Bar Dublin and Limerick battling to avoid relegation, next weekend's hurling programme is a virtual dead rubber. Why? Because of the need to facilitate clubs in how they do their business, apparently. So we run off the National League like it's a Friday night fire sale.

This column has had its differences with Galway Hurling Board secretary John Fahey, but he's on the money in railing against the absence of a proper climax to this competition. Next Sunday, Fahey's Galway play Cork, both knowing they have already qualified for the final on May 2. So a league that, hitherto, has been mildly captivating, essentially grinds to a halt. And all, it seems, because we couldn't afford another Sunday for semi-finals.

Instead of Cork, Galway, Tipp, Waterford or Kilkenny actually having something to play for next weekend, they get a game of charades.

This isn't just stupid, it's imbecilic. Actually, at a time when the GAA seems hell-bent on taking a crozier to Nemo Rangers for allowing rugby studs clack across their sacred ground, you have to wonder if the association actively nurtures this image of Old Testament obstinacy.

Rules, frankly, are only as wise as those who administer them. And anyone who believes that Paul O'Connell and Ronan O'Gara stepping on GAA property is good reason to reprimand the hosts needs to be told that the Vikings left some time ago.

If a rule-book makes you look narrow-minded and dim, burn it. Write a new one. Let the sunshine in.

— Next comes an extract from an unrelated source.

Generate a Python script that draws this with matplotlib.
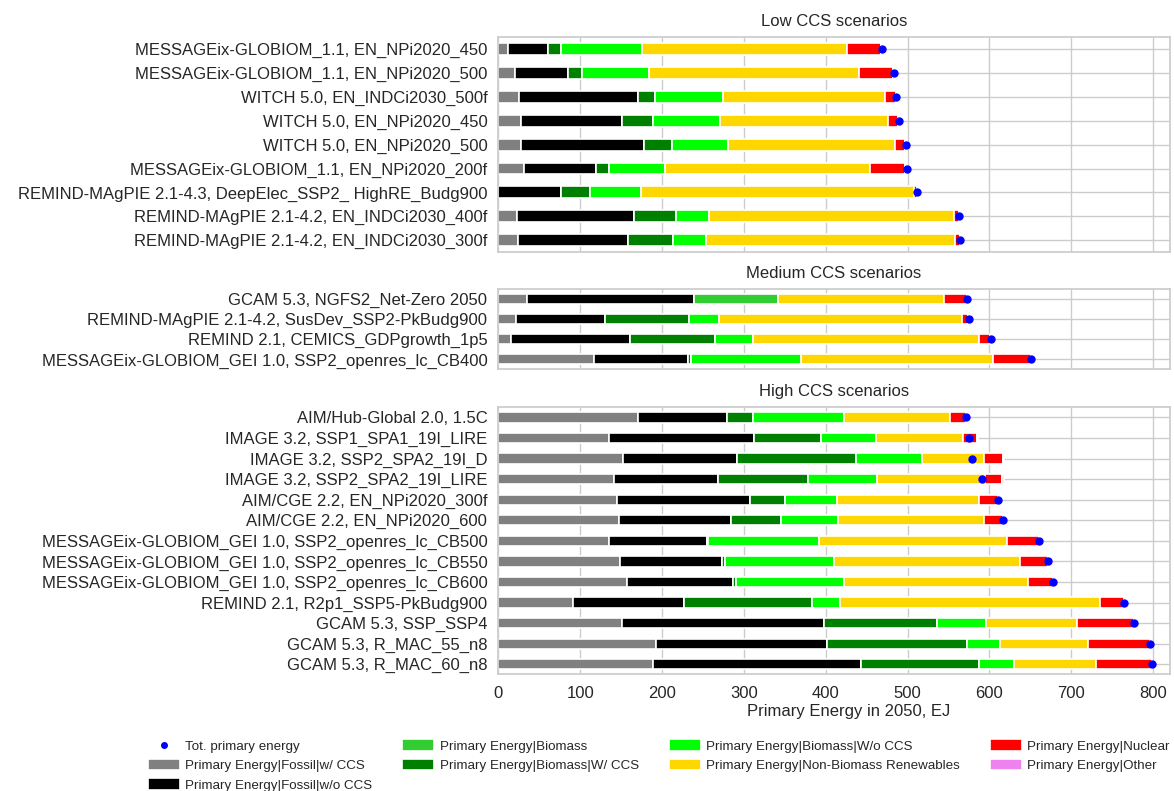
import numpy as np
import matplotlib
matplotlib.use("Agg")
import matplotlib.pyplot as plt

plt.rcParams['font.family'] = ['Liberation Sans', 'DejaVu Sans']
plt.rcParams['text.color'] = '.15'
plt.rcParams['axes.labelcolor'] = '.15'
plt.rcParams['xtick.color'] = '.15'
plt.rcParams['ytick.color'] = '.15'

scenarios = [
    "MESSAGEix-GLOBIOM_1.1, EN_NPi2020_450",
    "MESSAGEix-GLOBIOM_1.1, EN_NPi2020_500",
    "WITCH 5.0, EN_INDCi2030_500f",
    "WITCH 5.0, EN_NPi2020_450",
    "WITCH 5.0, EN_NPi2020_500",
    "MESSAGEix-GLOBIOM_1.1, EN_NPi2020_200f",
    "REMIND-MAgPIE 2.1-4.3, DeepElec_SSP2_ HighRE_Budg900",
    "REMIND-MAgPIE 2.1-4.2, EN_INDCi2030_400f",
    "REMIND-MAgPIE 2.1-4.2, EN_INDCi2030_300f",
    "GCAM 5.3, NGFS2_Net-Zero 2050",
    "REMIND-MAgPIE 2.1-4.2, SusDev_SSP2-PkBudg900",
    "REMIND 2.1, CEMICS_GDPgrowth_1p5",
    "MESSAGEix-GLOBIOM_GEI 1.0, SSP2_openres_lc_CB400",
    "AIM/Hub-Global 2.0, 1.5C",
    "IMAGE 3.2, SSP1_SPA1_19I_LIRE",
    "IMAGE 3.2, SSP2_SPA2_19I_D",
    "IMAGE 3.2, SSP2_SPA2_19I_LIRE",
    "AIM/CGE 2.2, EN_NPi2020_300f",
    "AIM/CGE 2.2, EN_NPi2020_600",
    "MESSAGEix-GLOBIOM_GEI 1.0, SSP2_openres_lc_CB500",
    "MESSAGEix-GLOBIOM_GEI 1.0, SSP2_openres_lc_CB550",
    "MESSAGEix-GLOBIOM_GEI 1.0, SSP2_openres_lc_CB600",
    "REMIND 2.1, R2p1_SSP5-PkBudg900",
    "GCAM 5.3, SSP_SSP4",
    "GCAM 5.3, R_MAC_55_n8",
    "GCAM 5.3, R_MAC_60_n8",
]
group = ["Low"] * 9 + ["Medium"] * 4 + ["High"] * 13

# EJ in 2050
fossil_ccs = [11.8, 20.4, 24.8, 28.1, 27.7, 30.9, 0, 22.8, 24.0,
              34.6, 20.8, 15.1, 116.5,
              171.0, 135.2, 152.7, 140.9, 144.6, 147.4, 135.2, 148.6, 156.8, 91.6, 151.1, 192.6, 189.0]
fossil_noccs = [49.3, 65.1, 145.4, 123.0, 149.9, 88.0, 76.1, 142.5, 134.0,
                204.0, 109.1, 145.3, 115.2,
                108.8, 176.7, 138.5, 127.9, 162.9, 137.3, 119.3, 125.1, 130.3, 135.6, 246.2, 209.1, 253.9]
biomass = [0, 0, 0, 0, 0, 0, 0, 0, 0,
           103.2, 0, 0, 0,
           0, 0, 0, 0, 0, 0, 0, 0, 0, 0, 0, 0, 0]
biomass_ccs = [15.4, 16.3, 20.8, 37.9, 34.2, 16.7, 35.5, 51.8, 55.0,
               0, 103.0, 104.7, 3.1,
               31.7, 82.5, 145.6, 109.7, 42.9, 60.2, 1.9, 2.6, 2.7, 155.8, 138.4, 171.1, 144.6]
biomass_noccs = [98.6, 81.9, 83.1, 81.4, 68.4, 68.4, 63.1, 39.9, 40.3,
                 0, 36.3, 45.6, 134.7,
                 111.0, 67.2, 80.2, 84.3, 63.6, 69.5, 135.0, 133.2, 132.7, 34.2, 60.3, 40.3, 42.7]
renewables = [251.3, 257.3, 197.9, 205.3, 204.0, 250.5, 333.0, 299.2, 304.1,
              203.2, 296.6, 275.9, 234.6,
              128.7, 106.3, 75.8, 132.0, 172.6, 178.4, 230.3, 227.2, 224.8, 318.1, 110.8, 107.5, 99.4]
nuclear = [41.5, 41.6, 13.4, 13.0, 13.0, 42.3, 3.5, 6.3, 6.4,
           26.9, 8.1, 14.6, 46.4,
           20.0, 17.1, 23.6, 20.8, 24.1, 23.6, 38.7, 34.3, 30.2, 29.3, 69.6, 75.8, 68.8]
other = [0, 0, 0, 0, 0, 0, 0, 0, 0,
         0, 0, 0, 0,
         0, 1.4, 1.4, 2.2, 0, 0, 0, 0, 0, 0, 0, 0, 0]
total = [469.0, 483.5, 485.8, 489.0, 497.6, 498.8, 511.4, 563.0, 564.0,
         572.5, 574.6, 601.4, 651.0,
         571.8, 575.5, 578.3, 591.3, 610.5, 617.0, 660.6, 671.0, 677.6, 764.7, 777.0, 796.3, 798.6]

series = [
    ("Primary Energy|Fossil|w/ CCS", fossil_ccs, "grey"),
    ("Primary Energy|Fossil|w/o CCS", fossil_noccs, "black"),
    ("Primary Energy|Biomass", biomass, "limegreen"),
    ("Primary Energy|Biomass|W/ CCS", biomass_ccs, "green"),
    ("Primary Energy|Biomass|W/o CCS", biomass_noccs, "lime"),
    ("Primary Energy|Non-Biomass Renewables", renewables, "gold"),
    ("Primary Energy|Nuclear", nuclear, "red"),
    ("Primary Energy|Other", other, "violet"),
]

panels = [("Low", "Low CCS scenarios", 0.6814, 0.2714),
          ("Medium", "Medium CCS scenarios", 0.5329, 0.1018),
          ("High", "High CCS scenarios", 0.1473, 0.3379)]

fig = plt.figure(figsize=(11.74, 7.91), dpi=100)
axes = []
for g, title, bottom, height in panels:
    ax = fig.add_axes([0.4246, bottom, 0.5716, height], sharex=axes[0] if axes else None)
    idx = [i for i, gg in enumerate(group) if gg == g]
    n = len(idx)
    ypos = np.arange(n)[::-1]
    left = np.zeros(n)
    bar_handles = []
    for name, vals, col in series:
        v = np.array([vals[i] for i in idx])
        b = ax.barh(ypos, v, left=left, height=0.5, color=col, edgecolor='white',
                    linewidth=1.2, label=name, zorder=2)
        bar_handles.append(b)
        left += v
    dots = ax.scatter([total[i] for i in idx], ypos, color='blue', s=25, zorder=3,
                      label='Tot. primary energy')
    ax.set_yticks(ypos)
    ax.set_yticklabels([scenarios[i] for i in idx], fontsize=12.3)
    ax.set_ylim(-0.5, n - 0.5)
    ax.set_xlim(0, 820)
    ax.set_title(title, fontsize=12, pad=8)
    ax.set_axisbelow(True)
    ax.grid(True, color='#cccccc', linewidth=1)
    for sp in ax.spines.values():
        sp.set_color('#cccccc')
        sp.set_linewidth(1.25)
    ax.tick_params(length=0, pad=8, labelsize=12)
    if g != "High":
        ax.tick_params(labelbottom=False)
    axes.append(ax)

ax = axes[-1]
ax.set_xticks(np.arange(0, 801, 100))
ax.set_xlabel("Primary Energy in 2050, EJ", fontsize=12)
ax.xaxis.set_label_coords(0.522, -0.11)

handles = [dots] + bar_handles
labels = ['Tot. primary energy'] + [s[0] for s in series]
fig.legend(handles, labels, ncol=4, loc='upper left',
           bbox_to_anchor=(136 / 1174, 1 - 727 / 791), frameon=False,
           fontsize=9.6, handlelength=2.4, handleheight=1.0, handletextpad=0.4,
           columnspacing=2.25, labelspacing=0.45, scatterpoints=1, markerscale=0.8)

fig.savefig("out.png", dpi=100)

The smart way to fight for a child's imagination isn't through pulling heavy curtains. It's through opening doors, through filling their minds with homespun heroes.

Yet, just as the soccer and rugby seasons gather dramatic tumult, hurling is given a sedative. Why? It's a sport that everyone agrees needs special nurturing, yet we can't even give it the respect of a proper league.

If the extra Sunday required to run two semi-finals so discommodes the clubs, then it's pretty clear the clubs aren't doing their jobs very well.

You want irony? Sunday, May 9 has been designated 'Lá na gClub' this year.

How many fixtures will be played that day? None. This column has never understood why the bulk of counties fail to run off their club championships with any degree of efficiency.

What exactly is the problem? After next Sunday's farce, a lot of county teams will get just two more competitive games in nine months.

This is marketing from hell.

Frankly, it's not that there are too many county games. There are too few.

Look at Kilkenny. They had no difficulty running a full round of club matches the week after last year's Leinster final and -- again -- after their All-Ireland semi-final. The one county that habitually goes the distance every summer still keeps its club championship ticking over.

In other words, the busiest hurling people appear to be the ones operating with the least congestion.

So the league gets hustled out a side-door next weekend, like an embarrassing relative who's over-indulged at a wedding. Move along folks, nothing to see here.

And Corbett? He may or may not play in Tipp's resoundingly meaningless tie with Offaly. After that, he can next be seen in competitive inter-county action on May 30. If Tipp lose that day, he's one strike away from a summer with his feet up. A World Cup summer.

Where's Tommie Gorman when you need him?